Central to this unique moral construct is the acknowledgement that the justice of a party’s cause has no bearing on the rights and responsibilities of the soldiers who are fighting for it. With respect to individual combatants, the concept of a war crime denotes violations of the specific body of law governing the conduct of hostilities as opposed to active participation in an unjust war. The philosopher Michael Walzer refers to this principle as the “moral equality of soldiers,” holding both liberators and subjugators to the same battlefield constraints.

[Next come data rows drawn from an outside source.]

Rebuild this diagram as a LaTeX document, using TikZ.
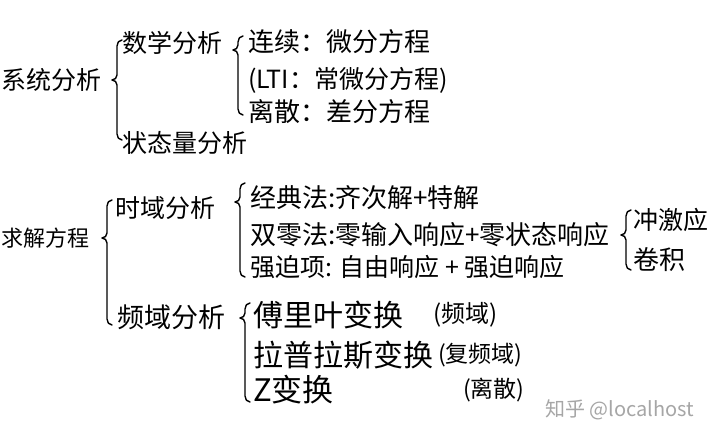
\documentclass[tikz,border=0pt]{standalone}
\usepackage{fontspec}
\setmainfont{Noto Sans CJK SC}
\newcommand\hbr[4]{%
  \draw[brc] (#1+5,#2) to[out=180,in=90] (#1,#2+6) -- (#1,#3-5)
    to[out=-90,in=0] (#1-5,#3) to[out=0,in=90] (#1,#3+5) -- (#1,#4-6)
    to[out=-90,in=180] (#1+5,#4);}
\begin{document}
\begin{tikzpicture}[x=1pt,y=-1pt,
  lab/.style={anchor=west,inner sep=0pt,font=\fontsize{#1}{#1}\selectfont},
  brc/.style={line width=1.4pt,line cap=round,line join=round},
  wm/.style={anchor=west,inner sep=0pt,text=black!35,font=\fontsize{#1}{#1}\selectfont}]
\useasboundingbox (0,0) rectangle (720,443);
\fill[white] (0,0) rectangle (720,443);
% first tree
\node[lab=25] (sys) at (1,80) {系统分析};
\node[lab=25] (math) at (122,43) {数学分析};
\node[lab=25] (state) at (122,143) {状态量分析};
\node[lab=26] (cont) at (248,42) {连续：微分方程};
\node[lab=25] (lti) at (248,80) {(LTI：常微分方程)};
\node[lab=26] (disc) at (248,112) {离散：差分方程};
\hbr{117}{40}{80}{140}
\hbr{238}{36}{50}{115}
% second tree
\node[lab=22] (solve) at (1,238) {求解方程};
\node[lab=25] (time) at (115,208) {时域分析};
\node[lab=27] (freq) at (117,317) {频域分析};
\node[lab=26] (cls) at (250,198) {经典法:齐次解+特解};
\node[lab=26] (zero) at (250,235) {双零法:零输入响应+零状态响应};
\node[lab=25] (force) at (250,267) {强迫项: 自由响应 + 强迫响应};
\node[lab=25] (imp) at (633,220) {冲激应};
\node[lab=26] (conv) at (633,260) {卷积};
\node[lab=30] (ft) at (253,315) {傅里叶变换};
\node[lab=24] (ftd) at (433,315) {(频域)};
\node[lab=30] (lt) at (253,355) {拉普拉斯变换};
\node[lab=23] (ltd) at (438,355) {(复频域)};
\node[lab=31] (zt) at (253,390) {Z变换};
\node[lab=23] (ztd) at (463,390) {(离散)};
\hbr{107}{200}{238}{325}
\hbr{240}{183}{202}{277}
\hbr{626}{210}{235}{270}
\hbr{245}{303}{318}{402}
% watermark
\node[wm=20] (mark) at (545,410) {知乎 @localhost};
\end{tikzpicture}
\end{document}
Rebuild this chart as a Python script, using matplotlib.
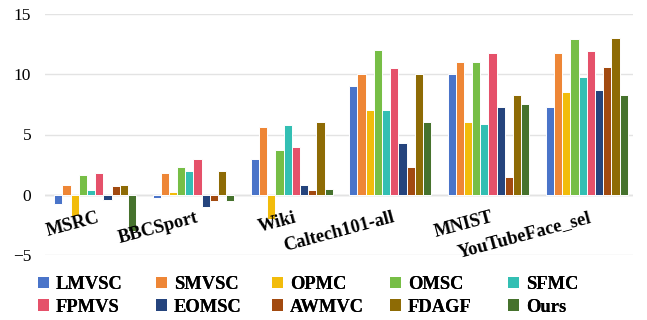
import matplotlib
matplotlib.use("Agg")
import matplotlib.pyplot as plt
from matplotlib.patches import Patch
import numpy as np

datasets = ["MSRC", "BBCSport", "Wiki", "Caltech101-all", "MNIST", "YouTubeFace_sel"]
methods = ["LMVSC", "SMVSC", "OPMC", "OMSC", "SFMC",
           "FPMVS", "EOMSC", "AWMVC", "FDAGF", "Ours"]

lmvsc = [-0.8, -0.3, 3.0, 9.0, 10.0, 7.3]
smvsc = [0.8, 1.8, 5.6, 10.0, 11.0, 11.75]
opmc = [-1.8, 0.2, -2.0, 7.0, 6.0, 8.5]
omsc = [1.6, 2.3, 3.7, 12.0, 11.0, 12.9]
sfmc = [0.4, 2.0, 5.8, 7.0, 5.9, 9.8]
fpmvs = [1.8, 3.0, 4.0, 10.5, 11.8, 11.9]
eomsc = [-0.4, -1.0, 0.8, 4.3, 7.3, 8.7]
awmvc = [0.7, -0.5, 0.4, 2.3, 1.5, 10.6]
fdagf = [0.8, 2.0, 6.0, 10.0, 8.3, 13.0]
ours = [-3.0, -0.5, 0.5, 6.0, 7.5, 8.3]

series = [lmvsc, smvsc, opmc, omsc, sfmc, fpmvs, eomsc, awmvc, fdagf, ours]
colors = ["#4A74C9", "#EE8636", "#F2BC0B", "#77BE46", "#33BFB3",
          "#E5516A", "#25447D", "#A24A10", "#8E6B05", "#46722D"]

W, H = 647, 320
fig = plt.figure(figsize=(W / 100, H / 100), dpi=100)
ax = fig.add_axes([45 / W, 1 - 255 / H, 588 / W, 241 / H])

x = np.arange(len(datasets))
bw = 0.0833
for k, (vals, c) in enumerate(zip(series, colors)):
    ax.bar(x + (k - 4.5) * bw, vals, width=bw, color=c,
           edgecolor="white", linewidth=0.7, zorder=3)

ax.set_ylim(-5, 15)
ax.set_xlim(-0.51, 5.47)
ax.set_yticks([-5, 0, 5, 10, 15])
ax.set_yticklabels(["\u22125", "0", "5", "10", "15"],
                   family="Liberation Serif", fontsize=12.5)
ax.tick_params(axis="y", length=0, pad=10)
ax.set_xticks([])
for s in ax.spines.values():
    s.set_visible(False)
ax.yaxis.grid(True, color="#E3E3E3", linewidth=1.0, zorder=0)
ax.axhline(0, color="#D6D6D6", linewidth=1.0, zorder=1)

for i, name in enumerate(datasets):
    ax.text(i + 0.02, -1.2, name, rotation=15, rotation_mode="anchor",
            ha="right", va="top", family="Liberation Serif",
            fontweight="bold", fontsize=13.3, zorder=4)

# legend: two rows of five, evenly spaced columns (one small legend per column)
ncol = 5
col_x = [38, 156, 272, 390, 508]
for c in range(ncol):
    idx = [c, c + ncol]
    hs = [Patch(facecolor=colors[i], edgecolor="none") for i in idx]
    leg = fig.legend(hs, [methods[i] for i in idx], loc="upper left",
                     bbox_to_anchor=(col_x[c] / W, 1 - 276 / H), frameon=False,
                     prop={"family": "Liberation Serif", "weight": "bold",
                           "size": 13.3},
                     handlelength=0.62, handleheight=0.62, handletextpad=0.35,
                     labelspacing=0.3, borderpad=0, borderaxespad=0)
    fig.add_artist(leg)

fig.savefig("out.png", dpi=100)
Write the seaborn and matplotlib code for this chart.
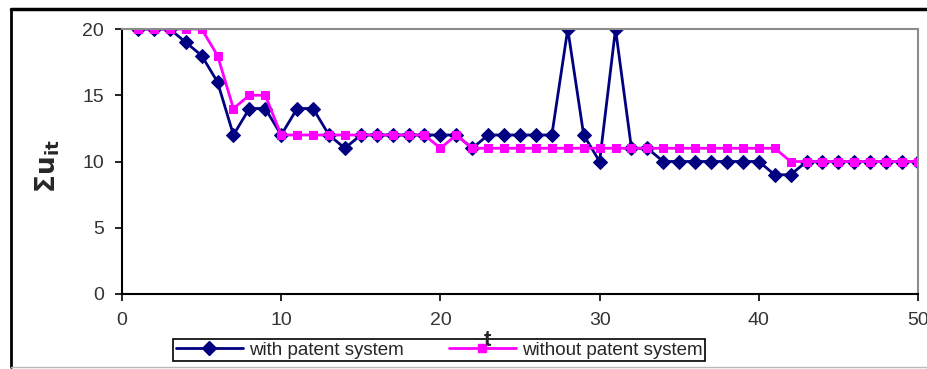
import numpy as np
import pandas as pd
import matplotlib
matplotlib.use("Agg")
import matplotlib.pyplot as plt
from matplotlib.lines import Line2D
import seaborn as sns

# -------- Data --------
t_values = list(range(1, 51))
with_patent = [20, 20, 20, 19, 18, 16, 12, 14, 14, 12,
               14, 14, 12, 11, 12, 12, 12, 12, 12, 12,
               12, 11, 12, 12, 12, 12, 12, 20, 12, 10,
               20, 11, 11, 10, 10, 10, 10, 10, 10, 10,
               9, 9, 10, 10, 10, 10, 10, 10, 10, 10]
without_patent = [20, 20, 20, 20, 20, 18, 14, 15, 15, 12,
                  12, 12, 12, 12, 12, 12, 12, 12, 12, 11,
                  12, 11, 11, 11, 11, 11, 11, 11, 11, 11,
                  11, 11, 11, 11, 11, 11, 11, 11, 11, 11,
                  11, 10, 10, 10, 10, 10, 10, 10, 10, 10]
series_names = ["with patent system", "without patent system"]
x_ticks = [0, 10, 20, 30, 40, 50]
y_ticks = [0, 5, 10, 15, 20]

NAVY = "#000080"
MAGENTA = "#FF00FF"

df = pd.DataFrame({"t": t_values,
                   series_names[0]: with_patent,
                   series_names[1]: without_patent})

# -------- Style --------
sns.set_style("ticks")
plt.rcParams["font.family"] = ["Liberation Sans Narrow", "Liberation Sans", "DejaVu Sans"]

fig = plt.figure(figsize=(9.27, 3.69), dpi=100)
ax = fig.add_axes([122 / 927, 1 - 294 / 369, (918 - 122) / 927, (294 - 29) / 369])

sns.lineplot(data=df, x="t", y=series_names[0], ax=ax, color=NAVY, marker="D",
             markersize=7, markeredgecolor=NAVY, linewidth=2, legend=False)
sns.lineplot(data=df, x="t", y=series_names[1], ax=ax, color=MAGENTA, marker="s",
             markersize=6, markeredgecolor=MAGENTA, linewidth=2, legend=False)

ax.set_xlim(0, 50)
ax.set_ylim(0, 20)
ax.set_xticks(x_ticks)
ax.set_yticks(y_ticks)
ax.set_xlabel("")
ax.set_ylabel("")
ax.tick_params(direction="out", length=5, width=1.2, labelsize=14, colors="black",
               labelcolor="#333333", pad=8)

for side in ["left", "bottom"]:
    ax.spines[side].set_color("black")
    ax.spines[side].set_linewidth(1.5)
for side in ["top", "right"]:
    ax.spines[side].set_visible(True)
    ax.spines[side].set_color("#8c8c8c")
    ax.spines[side].set_linewidth(1.5)

# legend
handles = [Line2D([], [], color=NAVY, marker="D", markersize=7, linewidth=2),
           Line2D([], [], color=MAGENTA, marker="s", markersize=6, linewidth=2)]
leg = fig.legend(handles, series_names, loc="center", ncol=2,
                 bbox_to_anchor=(439 / 927, 1 - 350 / 369), fontsize=13.5,
                 frameon=True, fancybox=False, handlelength=3.6, handletextpad=0.3,
                 columnspacing=2.4, borderpad=0.12, borderaxespad=0)
leg.get_frame().set_edgecolor("black")
leg.get_frame().set_linewidth(1.2)
leg.get_frame().set_alpha(1)

# axis titles (the "t" sits on top of the legend frame, as in the original)
fig.text(48 / 927, 1 - 166 / 369, r"$\mathbf{\Sigma u}_{\mathbf{it}}$", rotation=90,
         ha="center", va="center", fontsize=19)
fig.text(487 / 927, 1 - 341 / 369, "t", ha="center", va="center",
         fontsize=16, fontweight="bold", zorder=10)

# outer chart border
fig.add_artist(Line2D([11 / 927, 1], [1 - 9 / 369, 1 - 9 / 369], color="black",
                      linewidth=2.5, transform=fig.transFigure))
fig.add_artist(Line2D([11 / 927, 11 / 927], [1 - 9 / 369, 1 - 367 / 369], color="black",
                      linewidth=2, transform=fig.transFigure))
fig.add_artist(Line2D([11 / 927, 1], [1 - 367 / 369, 1 - 367 / 369], color="#bbbbbb",
                      linewidth=1, transform=fig.transFigure))

fig.savefig("out.png", dpi=100)
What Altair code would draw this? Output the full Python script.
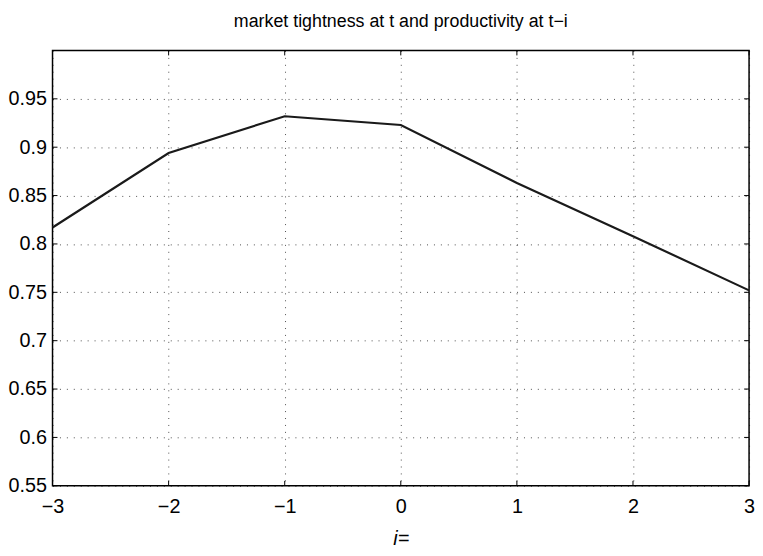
import altair as alt
import pandas as pd

# data
lags = [-3, -2, -1, 0, 1, 2, 3]
corr = [0.817, 0.894, 0.932, 0.923, 0.863, 0.808, 0.752]
x_ticks = [-3, -2, -1, 0, 1, 2, 3]
y_ticks = [0.55, 0.6, 0.65, 0.7, 0.75, 0.8, 0.85, 0.9, 0.95]
title_text = "market tightness at t and productivity at t\u2212i"
x_title = "i="

X_DOM = [-3, 3]
Y_DOM = [0.55, 1.0]
W, H = 704, 440
TICK_PX = 5

df = pd.DataFrame({"lag": lags, "corr": corr})

# inward MATLAB-style ticks on all four sides, expressed in data units
dy = (Y_DOM[1] - Y_DOM[0]) * TICK_PX / H
dx = (X_DOM[1] - X_DOM[0]) * TICK_PX / W
rows = []
for v in x_ticks:
    rows.append({"x": v, "x2": v, "y": Y_DOM[0], "y2": Y_DOM[0] + dy})
    rows.append({"x": v, "x2": v, "y": Y_DOM[1], "y2": Y_DOM[1] - dy})
for v in y_ticks:
    rows.append({"x": X_DOM[0], "x2": X_DOM[0] + dx, "y": v, "y2": v})
    rows.append({"x": X_DOM[1], "x2": X_DOM[1] - dx, "y": v, "y2": v})
ticks_df = pd.DataFrame(rows)

FONT = "Liberation Sans, Arial, Helvetica, sans-serif"
FS = 20

xscale = alt.Scale(domain=X_DOM, nice=False, zero=False)
yscale = alt.Scale(domain=Y_DOM, nice=False, zero=False)

x_enc = alt.X(
    "lag:Q",
    scale=xscale,
    axis=alt.Axis(
        values=x_ticks,
        format="d",
        title=x_title,
        titleFontStyle="italic",
        titleFontWeight="normal",
        titleFont=FONT,
        titleFontSize=FS,
        titleColor="#000",
        titlePadding=12,
        labelFont=FONT,
        labelFontSize=FS,
        labelColor="#000",
        labelPadding=11,
        labelFlush=False,
        ticks=False,
        tickSize=0,
        domain=False,
        grid=True,
        gridDash=[1, 6],
        gridColor="#000",
        gridOpacity=0.7,
        gridWidth=1,
    ),
)
y_enc = alt.Y(
    "corr:Q",
    scale=yscale,
    axis=alt.Axis(
        values=y_ticks,
        format=".2~f",
        title=None,
        labelFont=FONT,
        labelFontSize=FS,
        labelColor="#000",
        labelPadding=6,
        labelFlush=False,
        ticks=False,
        tickSize=0,
        domain=False,
        grid=True,
        gridDash=[1, 6],
        gridColor="#000",
        gridOpacity=0.7,
        gridWidth=1,
    ),
)

line = alt.Chart(df).mark_line(color="#1a1a1a", strokeWidth=2.2).encode(x=x_enc, y=y_enc)

tick_marks = alt.Chart(ticks_df).mark_rule(color="#000", strokeWidth=1).encode(
    x=alt.X("x:Q", scale=xscale),
    x2="x2:Q",
    y=alt.Y("y:Q", scale=yscale),
    y2="y2:Q",
)

chart = (
    alt.layer(line, tick_marks)
    .properties(
        width=W,
        height=H,
        title=alt.TitleParams(
            text=title_text,
            font=FONT,
            fontSize=18,
            fontWeight="normal",
            color="#000",
            anchor="middle",
            offset=19,
        ),
        autosize=alt.AutoSizeParams(type="none"),
        padding={"left": 45, "top": 40, "right": 6, "bottom": 64},
        background="white",
    )
    .configure_view(stroke="#000", strokeWidth=1.5)
)

chart.save("out.html", embed_options={"renderer": "svg", "actions": False})
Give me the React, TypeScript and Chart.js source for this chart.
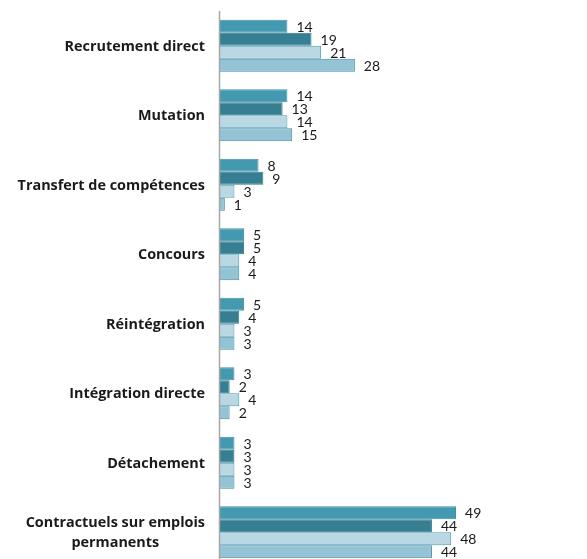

This neutral posture is critical to the coherence of the laws of war, because it divorces the humanitarian checks on indiscriminate violence from the troublesome political controversies that led to violence in the first place. On the battlefield, notions of guilt and innocence do not apply, except as they pertain to war crimes. Pursuant to these rules of warfare, combatants can and do attack one another at virtually any time and place, not because the enemy soldier has done anything wrong but simply because he or she fights on behalf of the enemy.
Granted, conflicts with nonstate actors complicate this equation considerably, especially to the extent that they make no effort to conform to the framework generally agreed to among states (and often actively try to thwart it). Civilians who take up arms are not combatants, but their “direct participation in hostilities” makes them lawful targets “for such time” as they do so.
There is a great deal of controversy over what constitutes “direct participation” and how long such participation subjects civilians to lethal force, but the moral paradigm for targeting them remains the same as for soldiers: they are liable to be killed because they are fighting in a war, not because they are criminals sentenced to death. The latter determination is outside the province of combat precisely because it would require a formal adjudication that the accused directly participated in hostilities without the right to do so.
The incongruous U.S. position that it is “at war,” while simultaneously upholding due process with respect to certain targeted individuals, thus places the nation’s defense community in an impossible bind. On the one hand, due process is not required in wartime targeting. On the other hand, the use of force in war can never hope to satisfy the standards of due process. While the attorney general correctly noted that “due process” does not always require “judicial process,” it surely demands something more than an ultrasecretive internal review culminating in life-or-death edicts during White House “Terror Tuesday” meetings.